A month after debuting Crawford’s line, Ikea held its first runway show at Milan Fashion Week, previewing a whimsically garish collection dreamed up by British designer Katie Eary, who’d spent the past few years palling around with Kanye West while she helped him with his pre-Yeezy foray into menswear. Ikea’s creative leader, Henrik Most, worked closely with Eary to imprint her psychedelic style onto products for the home. Instead of trying to find the near-nonexistent middle ground between the two brands, Most gave Eary full reign. Spearheading limited collections is like “being the bad boy in the class,” he says—he can bring in the most edgy, out-there, non-Ikea designs, while Ikea itself continues to manufacture the essentials that keep customers coming back.

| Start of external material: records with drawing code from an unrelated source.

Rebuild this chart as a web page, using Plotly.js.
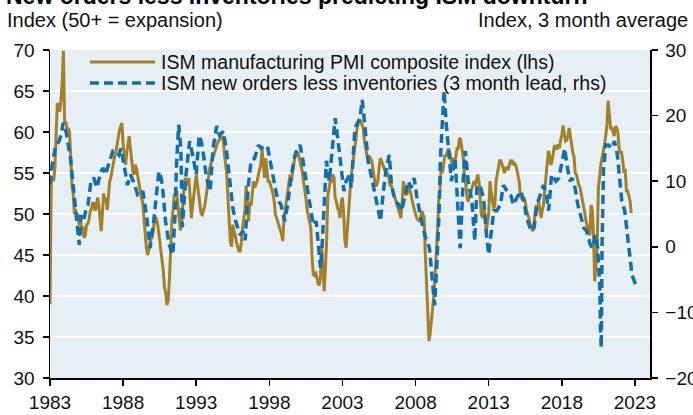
<!DOCTYPE html>
<html>
<head>
<meta charset="utf-8">
<script src="https://cdn.plot.ly/plotly-3.0.1.min.js"></script>
<style>html,body{margin:0;padding:0;background:#fff;}#chart{width:693px;height:415px;}</style>
</head>
<body>
<div id="chart"></div>
<script>
// ---------- DATA ----------
const titleText = "New orders less inventories predicting ISM downturn";
const leftSubtitle = "Index (50+ = expansion)";
const rightSubtitle = "Index, 3 month average";
const seriesNames = ["ISM manufacturing PMI composite index (lhs)", "ISM new orders less inventories (3 month lead, rhs)"];
const xTickYears = [1983, 1988, 1993, 1998, 2003, 2008, 2013, 2018, 2023];
const leftTicks = [30, 35, 40, 45, 50, 55, 60, 65, 70];
const rightTicks = [-20, -10, 0, 10, 20, 30];

// ISM manufacturing PMI, monthly from Jan 1983 to Oct 2022 (lhs)
const pmiStartYear = 1983;
const pmiValues = [
// 1983
39.0,54.0,54.5,54.0,55.5,59.0,63.5,63.3,62.5,63.8,66.0,69.9,
// 1984
61.0,61.3,60.2,60.5,60.0,57.0,53.5,52.5,50.0,50.6,49.8,50.0,
// 1985
48.6,49.9,47.5,48.5,47.1,47.4,48.7,48.8,49.3,50.3,50.6,51.3,
// 1986
51.3,50.4,50.8,52.0,51.2,49.5,47.9,50.0,52.5,51.5,52.0,50.5,
// 1987
53.0,54.0,54.5,55.5,56.5,57.0,57.5,58.4,59.5,60.2,60.7,61.1,
// 1988
58.5,56.8,56.0,57.5,58.5,59.5,58.0,56.3,55.2,54.8,56.0,55.5,
// 1989
54.5,53.5,53.0,52.0,51.5,49.3,47.4,46.0,45.0,45.5,46.4,47.0,
// 1990
47.2,48.5,49.5,49.5,49.0,48.0,46.7,46.0,44.3,43.0,41.0,40.3,
// 1991
38.9,39.5,42.0,45.9,49.1,50.5,52.3,52.5,52.8,51.0,49.0,48.0,
// 1992
48.7,52.0,53.5,54.4,54.0,53.5,54.4,52.0,49.5,51.0,52.8,53.5,
// 1993
54.8,53.5,52.0,50.7,50.0,49.9,50.5,51.0,52.0,53.5,54.5,55.6,
// 1994
56.0,56.8,57.0,57.5,58.0,58.3,58.9,59.0,59.3,59.3,59.5,57.5,
// 1995
56.5,55.0,52.0,49.0,46.7,46.0,48.7,47.9,47.4,46.5,46.0,45.5,
// 1996
45.5,46.5,48.3,49.5,50.5,53.5,50.5,49.1,51.5,51.0,52.5,54.0,
// 1997
53.2,53.5,54.0,54.8,55.5,56.0,58.0,56.0,54.4,56.8,55.5,54.0,
// 1998
54.0,53.5,53.2,52.5,51.5,49.9,49.5,49.0,48.7,48.3,47.5,46.7,
// 1999
49.5,50.5,51.5,52.8,53.5,54.8,54.0,55.0,56.5,57.0,57.2,57.5,
// 2000
57.2,56.5,55.8,55.2,54.0,53.2,52.0,50.5,49.7,49.1,48.3,45.0,
// 2001
42.6,42.5,43.0,42.2,41.5,41.3,42.5,45.9,43.0,40.6,43.5,46.7,
// 2002
52.3,53.0,54.0,54.0,54.8,54.5,52.0,51.5,50.7,50.4,49.5,51.5,
// 2003
52.0,50.0,46.7,45.9,48.0,50.0,53.2,54.5,55.5,57.0,58.0,59.0,
// 2004
60.5,61.0,61.5,61.3,60.8,60.5,59.0,58.0,57.2,57.0,57.0,56.8,
// 2005
56.5,55.5,54.4,53.5,53.5,54.0,55.5,56.8,56.5,56.0,55.6,55.0,
// 2006
54.8,55.0,54.5,53.5,53.5,53.0,52.5,52.0,51.5,51.0,50.4,50.0,
// 2007
49.5,51.5,54.0,53.0,52.3,52.5,53.0,53.2,52.5,51.5,51.1,50.5,
// 2008
49.9,49.5,49.3,49.1,49.5,50.4,50.0,49.5,45.0,41.0,38.2,34.5,
// 2009
35.5,37.0,38.5,40.1,42.5,45.0,48.0,51.6,53.0,55.6,55.0,56.0,
// 2010
57.2,57.0,57.7,58.0,57.5,56.5,56.0,56.8,56.5,57.0,58.0,58.0,
// 2011
59.3,59.0,58.0,57.0,54.8,54.0,52.3,51.5,52.0,52.5,53.2,53.5,
// 2012
54.0,53.5,54.0,54.8,54.0,52.0,49.9,49.5,50.5,50.0,47.9,49.0,
// 2013
49.9,54.0,52.5,51.6,50.7,51.0,54.0,55.0,55.5,56.5,56.5,56.0,
// 2014
55.6,55.0,55.6,55.6,55.5,56.0,56.5,56.5,56.0,56.2,56.0,55.5,
// 2015
54.8,54.0,52.3,52.0,51.6,52.0,51.5,50.4,50.0,49.5,48.7,48.5,
// 2016
47.9,48.5,50.0,51.1,50.5,51.5,50.5,49.5,50.5,51.1,53.0,54.8,
// 2017
55.5,57.7,57.0,56.0,56.5,57.5,58.4,58.0,58.0,58.5,58.0,59.0,
// 2018
59.6,60.8,59.5,58.9,59.0,59.5,60.5,59.5,58.0,57.5,57.0,55.0,
// 2019
54.8,54.0,53.5,53.2,52.5,51.5,50.7,50.0,49.0,48.3,48.0,47.4,
// 2020
51.1,50.5,47.4,41.8,43.5,45.9,53.2,55.0,56.0,56.8,57.5,58.4,
// 2021
59.5,60.8,63.8,61.5,60.5,60.5,60.1,59.5,60.7,60.5,60.0,58.0,
// 2022
57.5,57.5,56.5,55.0,55.5,52.8,52.8,52.0,51.6,50.1
];

// ISM new orders less inventories, 3m avg, shifted 3 months ahead (rhs)
const blueYears = [
1983.0,1983.15,1983.4,1983.6,1983.75,1983.9,1984.1,1984.25,1984.4,1984.6,1984.8,1984.9,
1985.0,1985.1,1985.3,1985.45,1985.6,1985.8,1986.0,1986.2,1986.35,1986.5,1986.65,1986.8,
1987.0,1987.15,1987.3,1987.5,1987.7,1987.85,1988.0,1988.1,1988.3,1988.5,1988.7,1988.85,
1989.0,1989.2,1989.35,1989.6,1989.75,1989.85,1989.95,1990.05,1990.25,1990.45,1990.6,1990.7,
1990.9,1991.15,1991.4,1991.55,1991.65,1991.8,1991.95,1992.05,1992.3,1992.55,1992.8,1993.0,
1993.2,1993.35,1993.5,1993.7,1993.95,1994.15,1994.4,1994.6,1994.85,1995.05,1995.3,1995.5,
1995.7,1996.0,1996.2,1996.35,1996.55,1996.75,1997.0,1997.25,1997.45,1997.7,1997.9,1998.1,
1998.4,1998.6,1998.8,1999.05,1999.25,1999.45,1999.7,1999.9,2000.1,2000.3,2000.5,2000.8,
2001.0,2001.2,2001.35,2001.5,2001.6,2001.8,2001.9,2002.1,2002.35,2002.5,2002.7,2002.9,
2003.1,2003.25,2003.5,2003.6,2003.85,2004.2,2004.35,2004.55,2004.75,2005.0,2005.2,2005.4,
2005.6,2005.8,2006.0,2006.2,2006.35,2006.6,2006.85,2007.05,2007.3,2007.5,2007.7,2007.9,
2008.1,2008.3,2008.5,2008.7,2008.95,2009.15,2009.3,2009.45,2009.6,2009.7,2009.85,2009.95,
2010.1,2010.25,2010.45,2010.7,2010.9,2011.05,2011.25,2011.4,2011.6,2011.85,2012.05,2012.2,
2012.45,2012.65,2012.85,2013.0,2013.15,2013.35,2013.55,2013.8,2014.0,2014.25,2014.5,2014.7,
2014.9,2015.2,2015.4,2015.6,2015.9,2016.1,2016.3,2016.55,2016.75,2016.95,2017.1,2017.3,
2017.6,2017.8,2018.0,2018.2,2018.35,2018.55,2018.7,2018.9,2019.1,2019.3,2019.5,2019.7,
2019.95,2020.1,2020.3,2020.45,2020.6,2020.65,2020.7,2020.75,2020.85,2021.0,2021.2,2021.4,
2021.6,2021.8,2021.95,2022.1,2022.3,2022.45,2022.65,2022.8,2022.95,2023.05
];
const blueValues = [
9.5,12.5,15.5,16.0,17.0,18.9,17.5,15.5,13.5,9.0,4.8,1.8,
0.3,4.8,4.0,5.5,6.4,10.0,10.5,9.0,10.5,11.6,12.0,11.0,
12.5,13.5,14.6,14.5,14.0,15.0,13.5,12.0,9.4,11.0,10.0,9.0,
7.9,8.0,8.5,4.8,1.5,-0.2,2.0,2.9,7.4,11.5,10.5,9.0,
3.9,0.3,-1.2,4.8,12.5,18.6,15.0,3.0,11.0,16.1,13.5,11.0,
17.0,16.0,14.0,10.5,8.5,15.0,18.4,17.0,17.6,15.0,10.0,5.9,
3.9,1.8,2.4,1.0,9.0,13.1,13.5,15.5,15.0,15.5,15.0,12.5,
9.0,7.0,6.4,3.9,6.4,10.0,13.5,15.0,15.5,13.1,10.5,6.4,
3.3,3.9,0.3,-3.2,-0.2,7.4,13.1,10.0,16.1,19.6,16.1,12.0,
8.5,10.0,11.0,9.0,18.1,19.6,22.4,18.1,13.1,10.5,8.5,6.4,
3.9,8.5,12.0,14.0,9.4,7.0,6.4,5.5,7.9,10.0,9.0,10.5,
7.4,4.8,2.9,1.3,-0.2,-5.2,-8.9,-2.8,4.8,13.5,18.6,23.8,
18.6,15.0,10.0,13.5,4.8,-0.2,10.0,14.6,10.0,7.0,0.9,9.4,
9.0,7.4,1.8,-1.2,1.8,5.5,5.5,6.4,9.4,8.5,7.9,6.4,
7.4,8.5,7.0,4.4,2.4,2.9,6.4,7.9,9.4,7.9,5.5,11.0,
10.0,10.5,13.1,15.0,12.5,10.0,10.5,9.0,6.4,4.4,2.9,2.4,
0.3,-0.2,1.8,-0.2,-6.3,-12.8,-15.4,0.0,11.6,15.5,15.5,15.0,
16.1,14.0,10.0,7.0,5.5,2.4,-1.2,-4.3,-5.2,-5.8
];

// ---------- CHART ----------
const pmiYears = pmiValues.map((v, i) => pmiStartYear + i / 12);
const GOLD = '#a3802a';
const BLUE = '#146eaa';
const FONT = 'Liberation Sans, Arial, sans-serif';
const W = 693, H = 415, ML = 50, MR = 43, MT = 50, MB = 37;
const PW = W - ML - MR, PH = H - MT - MB;
const px = x => (x - ML) / PW;
const py = y => (H - MB - y) / PH;

const traces = [
  { x: pmiYears, y: pmiValues, type: 'scatter', mode: 'lines', name: seriesNames[0],
    line: { color: GOLD, width: 3 }, yaxis: 'y', hoverinfo: 'skip' },
  { x: blueYears, y: blueValues, type: 'scatter', mode: 'lines', name: seriesNames[1],
    line: { color: BLUE, width: 3.5, dash: '9px,5px' }, yaxis: 'y2', hoverinfo: 'skip' }
];

const tickFont = { family: FONT, size: 19, color: '#111' };

const layout = {
  width: W, height: H,
  margin: { l: ML, r: MR, t: MT, b: MB, pad: 0 },
  paper_bgcolor: '#ffffff',
  plot_bgcolor: '#e6eff3',
  showlegend: false,
  font: { family: FONT, color: '#111' },
  xaxis: {
    range: [1983, 2024.03], tickmode: 'array', tickvals: xTickYears, ticktext: xTickYears.map(String),
    showgrid: false, zeroline: false, showline: true, linecolor: '#000', linewidth: 1.5,
    ticks: 'outside', ticklen: 6, tickwidth: 1.5, tickcolor: '#000', tickfont: tickFont,
    ticklabelstandoff: 1
  },
  yaxis: {
    range: [30, 70], tickmode: 'array', tickvals: leftTicks,
    showgrid: true, gridcolor: '#ffffff', gridwidth: 2, zeroline: false,
    showline: true, linecolor: '#000', linewidth: 1.5,
    ticks: 'outside', ticklen: 6, tickwidth: 1.5, tickcolor: '#000', tickfont: tickFont,
    ticklabelstandoff: 4
  },
  yaxis2: {
    range: [-20, 30], overlaying: 'y', side: 'right', tickmode: 'array', tickvals: rightTicks,
    showgrid: false, zeroline: false, showline: true, linecolor: '#000', linewidth: 1.5,
    ticks: 'outside', ticklen: 6, tickwidth: 1.5, tickcolor: '#000', tickfont: tickFont,
    ticklabelstandoff: 4
  },
  shapes: [
    { type: 'line', xref: 'paper', yref: 'paper', x0: px(90), x1: px(155), y0: py(62), y1: py(62),
      line: { color: GOLD, width: 3 } },
    { type: 'line', xref: 'paper', yref: 'paper', x0: px(90), x1: px(157), y0: py(83), y1: py(83),
      line: { color: BLUE, width: 3.5, dash: '9px,5px' } }
  ],
  annotations: [
    { text: '<b>' + titleText + '</b>', xref: 'paper', yref: 'paper', x: px(4), y: py(11),
      xanchor: 'left', yanchor: 'bottom', showarrow: false, font: { family: FONT, size: 23, color: '#000' } },
    { text: leftSubtitle, xref: 'paper', yref: 'paper', x: px(5), y: py(20),
      xanchor: 'left', yanchor: 'middle', showarrow: false, font: { family: FONT, size: 20, color: '#111' } },
    { text: rightSubtitle, xref: 'paper', yref: 'paper', x: px(690), y: py(20),
      xanchor: 'right', yanchor: 'middle', showarrow: false, font: { family: FONT, size: 20, color: '#111' } },
    { text: seriesNames[0], xref: 'paper', yref: 'paper', x: px(159), y: py(62),
      xanchor: 'left', yanchor: 'middle', showarrow: false, font: { family: FONT, size: 19.5, color: '#111' } },
    { text: seriesNames[1], xref: 'paper', yref: 'paper', x: px(159), y: py(83),
      xanchor: 'left', yanchor: 'middle', showarrow: false, font: { family: FONT, size: 19.5, color: '#111' } }
  ]
};

Plotly.newPlot('chart', traces, layout, { displayModeBar: false, staticPlot: true });
</script>
</body>
</html>
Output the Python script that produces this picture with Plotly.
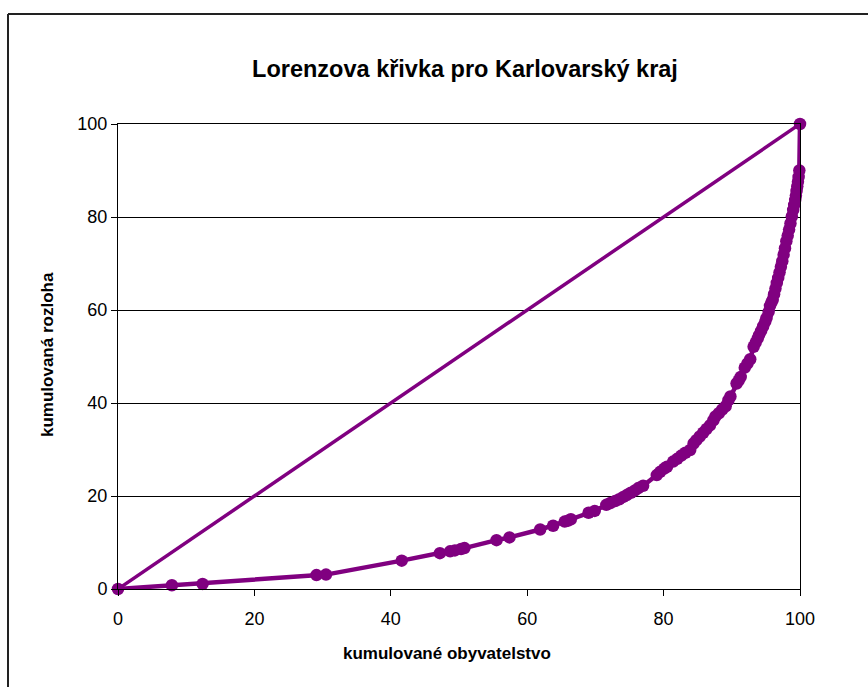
import plotly.graph_objects as go

# kumulované obyvatelstvo (%) / kumulovaná rozloha (%)
obyvatelstvo = [
    0, 7.9, 12.4, 29.1, 30.5, 41.6, 47.2, 48.7, 49.4, 50.3, 50.8, 55.5, 57.4,
    61.9, 63.8, 65.5, 66.0, 66.4, 69.0, 69.9, 71.6, 72.2, 72.9, 73.5, 74.1,
    74.6, 75.2, 75.8, 76.3, 77.0, 79.0, 79.5, 80.1, 80.5, 81.4, 82.0, 82.6,
    83.2, 83.9, 84.4, 84.8, 85.3, 85.8, 86.3, 86.8, 87.3, 87.6, 88.1, 88.6,
    89.1, 89.5, 89.8, 90.7, 91.0, 91.3, 91.9, 92.3, 92.7, 93.2, 93.5, 93.8,
    94.0, 94.3, 94.6, 94.9, 95.1, 95.4, 95.6, 95.8, 96.0, 96.2, 96.4, 96.6,
    96.8, 97.0, 97.2, 97.4, 97.6, 97.8, 98.0, 98.2, 98.4, 98.6, 98.8, 99.0,
    99.15, 99.3, 99.4, 99.5, 99.6, 99.7, 99.8, 99.9, 100,
]
rozloha = [
    0, 0.8, 1.1, 3.0, 3.1, 6.1, 7.7, 8.1, 8.3, 8.6, 8.8, 10.5, 11.1,
    12.8, 13.6, 14.5, 14.7, 15.0, 16.4, 16.8, 18.1, 18.5, 18.9, 19.3, 19.8,
    20.2, 20.7, 21.2, 21.7, 22.2, 24.5, 25.2, 25.9, 26.3, 27.4, 28.0, 28.7,
    29.3, 29.9, 31.3, 32.0, 32.8, 33.6, 34.4, 35.2, 36.3, 37.1, 37.8, 38.6,
    39.3, 40.6, 41.4, 44.2, 44.8, 45.6, 47.6, 48.5, 49.4, 52.1, 53.0, 53.9,
    54.6, 55.5, 56.5, 57.5, 58.3, 59.6, 60.9, 61.6, 62.2, 63.4, 64.6, 65.8,
    66.9, 68.1, 69.3, 70.5, 71.9, 73.3, 74.8, 76.0, 77.3, 78.6, 80.1, 81.5,
    82.6, 83.7, 84.6, 85.6, 86.6, 87.6, 88.6, 90.0, 100,
]
rovnost_x = [0, 100]
rovnost_y = [0, 100]
ticks = [0, 20, 40, 60, 80, 100]

PURPLE = "#800080"
FONT = "Liberation Sans, Arial, sans-serif"

fig = go.Figure()

fig.add_trace(go.Scatter(
    x=rovnost_x, y=rovnost_y, mode="lines",
    line=dict(color=PURPLE, width=3.5), cliponaxis=False,
))
fig.add_trace(go.Scatter(
    x=obyvatelstvo, y=rozloha, mode="lines+markers",
    line=dict(color=PURPLE, width=4.5),
    marker=dict(color=PURPLE, size=12.5),
    cliponaxis=False,
))

fig.update_layout(
    width=868, height=687,
    paper_bgcolor="white", plot_bgcolor="white",
    showlegend=False,
    margin=dict(l=118, r=68, t=124, b=98),
    font=dict(family=FONT, size=18, color="black"),
    title=dict(
        text="<b>Lorenzova křivka pro Karlovarský kraj</b>",
        x=(465 / 868), xanchor="center",
        y=1 - 69 / 687, yanchor="middle",
        font=dict(size=23.5, family=FONT, color="black"),
    ),
)

fig.update_xaxes(
    range=[0, 100], tickvals=ticks, showgrid=False, zeroline=False,
    showline=True, linecolor="black", linewidth=1, mirror=True,
    ticks="outside", ticklen=6, tickcolor="black", ticklabelstandoff=7,
)
fig.update_yaxes(
    range=[0, 100], tickvals=ticks, showgrid=True, gridcolor="black",
    gridwidth=1, zeroline=False,
    showline=True, linecolor="black", linewidth=1, mirror=True,
    ticks="outside", ticklen=6, tickcolor="black",
)

fig.add_annotation(
    text="<b>kumulované obyvatelstvo</b>", xref="paper", yref="paper",
    x=(447 - 118) / 682, y=(589 - 653) / 465, showarrow=False,
    xanchor="center", yanchor="middle",
    font=dict(size=17, family=FONT, color="black"),
)
fig.add_annotation(
    text="<b>kumulovaná rozloha</b>", xref="paper", yref="paper",
    x=(47 - 118) / 682, y=(589 - 355) / 465, showarrow=False, textangle=-90,
    xanchor="center", yanchor="middle",
    font=dict(size=17, family=FONT, color="black"),
)

# rámeček grafu (jen horní a levá hrana jsou v obrázku)
fig.add_shape(type="line", xref="paper", yref="paper",
              x0=(8 - 118) / 682, x1=(900 - 118) / 682,
              y0=(589 - 14) / 465, y1=(589 - 14) / 465,
              line=dict(color="#222222", width=2))
fig.add_shape(type="line", xref="paper", yref="paper",
              x0=(8 - 118) / 682, x1=(8 - 118) / 682,
              y0=(589 - 14) / 465, y1=(589 - 720) / 465,
              line=dict(color="#222222", width=2))

# bez okraje stránky, aby graf začínal v levém horním rohu okna
fig.write_html("out.html", config={"displayModeBar": False},
               post_script="document.body.style.margin='0';")
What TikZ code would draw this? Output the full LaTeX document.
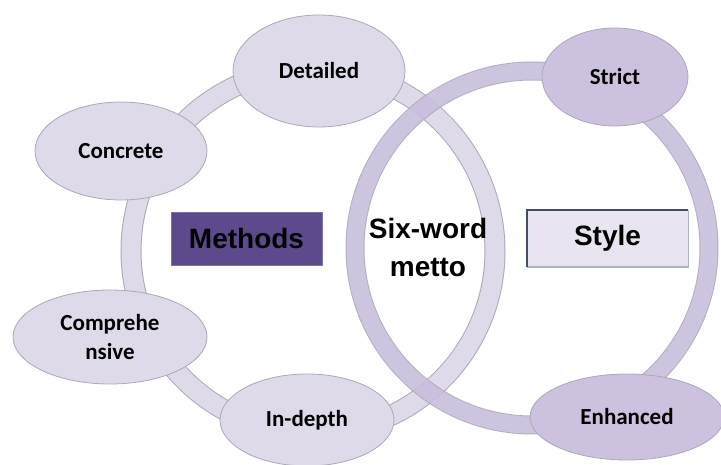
\documentclass[tikz,border=0pt]{standalone}
\usepackage{fontspec}
\setmainfont{Carlito}
\newfontfamily\headfont{Liberation Sans}
\usetikzlibrary{shapes.geometric}

\definecolor{ringlight}{HTML}{DEDAE9}
\definecolor{ringedge}{HTML}{ACA8B6}
\definecolor{ringpurple}{HTML}{C8BEDC}
\definecolor{bubblepurple}{HTML}{CCC2DF}
\definecolor{methodfill}{HTML}{5D4A8C}
\definecolor{methodedge}{HTML}{7E72A6}
\definecolor{stylefill}{HTML}{E8E5F1}
\definecolor{styledark}{HTML}{3E4F66}
\definecolor{styleedge}{HTML}{A9B6C9}

\begin{document}
\begin{tikzpicture}[x=1pt,y=-1pt,
  bubble/.style={ellipse, draw=ringedge, line width=0.8pt, inner sep=0pt,
    font=\bfseries\fontsize{23}{29}\selectfont, align=center},
  lightbubble/.style={bubble, fill=ringlight},
  purplebubble/.style={bubble, fill=bubblepurple},
  heading/.style={font=\headfont\bfseries\fontsize{28}{38}\selectfont,
    align=center, inner sep=0pt},
  bandedge/.style={ringedge, line width=21pt},
]
\useasboundingbox (0,0) rectangle (721,465);

% centres of the two rings
\coordinate (lc) at (313,251);
\coordinate (rc) at (532,248);

% left ring (methods)
\draw[bandedge] (lc) circle [radius=182];
\draw[ringlight, line width=19pt] (lc) circle [radius=182];

\node[lightbubble, minimum width=172, minimum height=112] (detailed) at (319,71) {Detailed};
\node[lightbubble, minimum width=172, minimum height=98] (concrete) at (121,151) {Concrete};
\node[lightbubble, minimum width=194, minimum height=94] (compre) at (110,337) {Comprehe\\nsive};
\node[lightbubble, minimum width=174, minimum height=92] (indepth) at (307,420) {In-depth};

% right ring (style), laid over the left one
\begin{scope}[transparency group, opacity=0.9]
  \draw[ringedge, line width=19pt] (rc) circle [radius=177];
  \draw[ringpurple, line width=17pt] (rc) circle [radius=177];
\end{scope}

\node[purplebubble, minimum width=146, minimum height=98] (strict) at (615,77) {Strict};
\node[purplebubble, minimum width=194, minimum height=86] (enhanced) at (627,417) {Enhanced};

% central labels
\node[heading, fill=methodfill, draw=methodedge, line width=0.8pt,
  minimum width=151, minimum height=53] (methods) at (246.5,238.5) {Methods};

\node[heading, fill=stylefill, minimum width=161, minimum height=57] (style) at (607.5,238.5) {Style};
\draw[styleedge, line width=1.4pt] (style.north east) -- (style.south east) -- (style.south west);
\draw[styledark, line width=1.6pt] (style.south west) -- (style.north west) -- (style.north east);

\node[heading] (motto) at (428,247) {Six-word\\metto};
\end{tikzpicture}
\end{document}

Over the next few years, Ikea built up a roster of increasingly clickbait-y collabs. In 2017, famed French retailer Colette covered an Ikea Frakta bag with its signature blue dots, closely following a 60-product Ikea line with the Copenhagen-based furniture house Hay. In early 2018, British luxury mainstay Tom Dixon constructed a “hackable” aluminum-frame bed with customizable add-ons that could transform it into any number of items, and stylist-to-the-stars Bea "B." Åkerlund cooked up a red, black, and gold collection of décor that included Ikea’s first 3D-printed objects.
Meanwhile, Ikea’s PR team embraced every derisive comment thrown its way, cultivating a genuinely likable image of humility and tongue-in-cheek self-deprecation. The butt of innumerable relationship-problem jokes, it rolled out an ad campaign that attached couples’ argument tropes to various products: a USB charger was renamed “He doesn’t text back,” a mirror dubbed “My boyfriend is vain.” After inviting Kanye West to the Ikea headquarters in 2016 and realizing his goals didn’t quite align with those of the company, the team took any possibility of collaboration off the table—but that didn’t stop Ikea’s Australia division from imagining designs for Ye-inspired products like the “Kardåsh,” a chair featuring one seat for each, erm, cheek, and an extra-long bed to accommodate that horrifying orgy from Kanye’s music video for “Famous.”
Which isn’t to say that the past decade has necessarily been smooth running for the brand. In 2016, Ikea settled a $50 million lawsuit from three families whose children were killed by pieces from the Malm line. Four years before, Ikea acknowledged it had benefited off the forced labor of political prisoners in East Germany during the ‘80s, and last year, its celebrated founder’s close Nazi ties were spotlighted. There’s a lot the Ikea PR team would like its customers to forget once the apologies are doled out.
But alongside the apologies, Ikea has coupled quirky branding with earnest passion for experimentation, developing an uncanny ability to work pieces of the outside world into its own lineup. When customers created entire websites devoted to reassembling Ikea furniture to fit their own needs, Ikea got to work with Tom Dixon on its own hackable collections. When design insiders started hunting down vintage Ikea products on eBay, it started re-releasing its own designs from past decades. And Ikea extended this strategy to the Balenciaga saga that nearly broke the internet. Its retort? A guide to identifying an “original Ikea Frakta bag,” whose sassiness was offset by an additional statement expressing genuine gratitude. Ikea loves to meme-ify its own look, and if someone else gets to it first, well, it doesn’t much mind.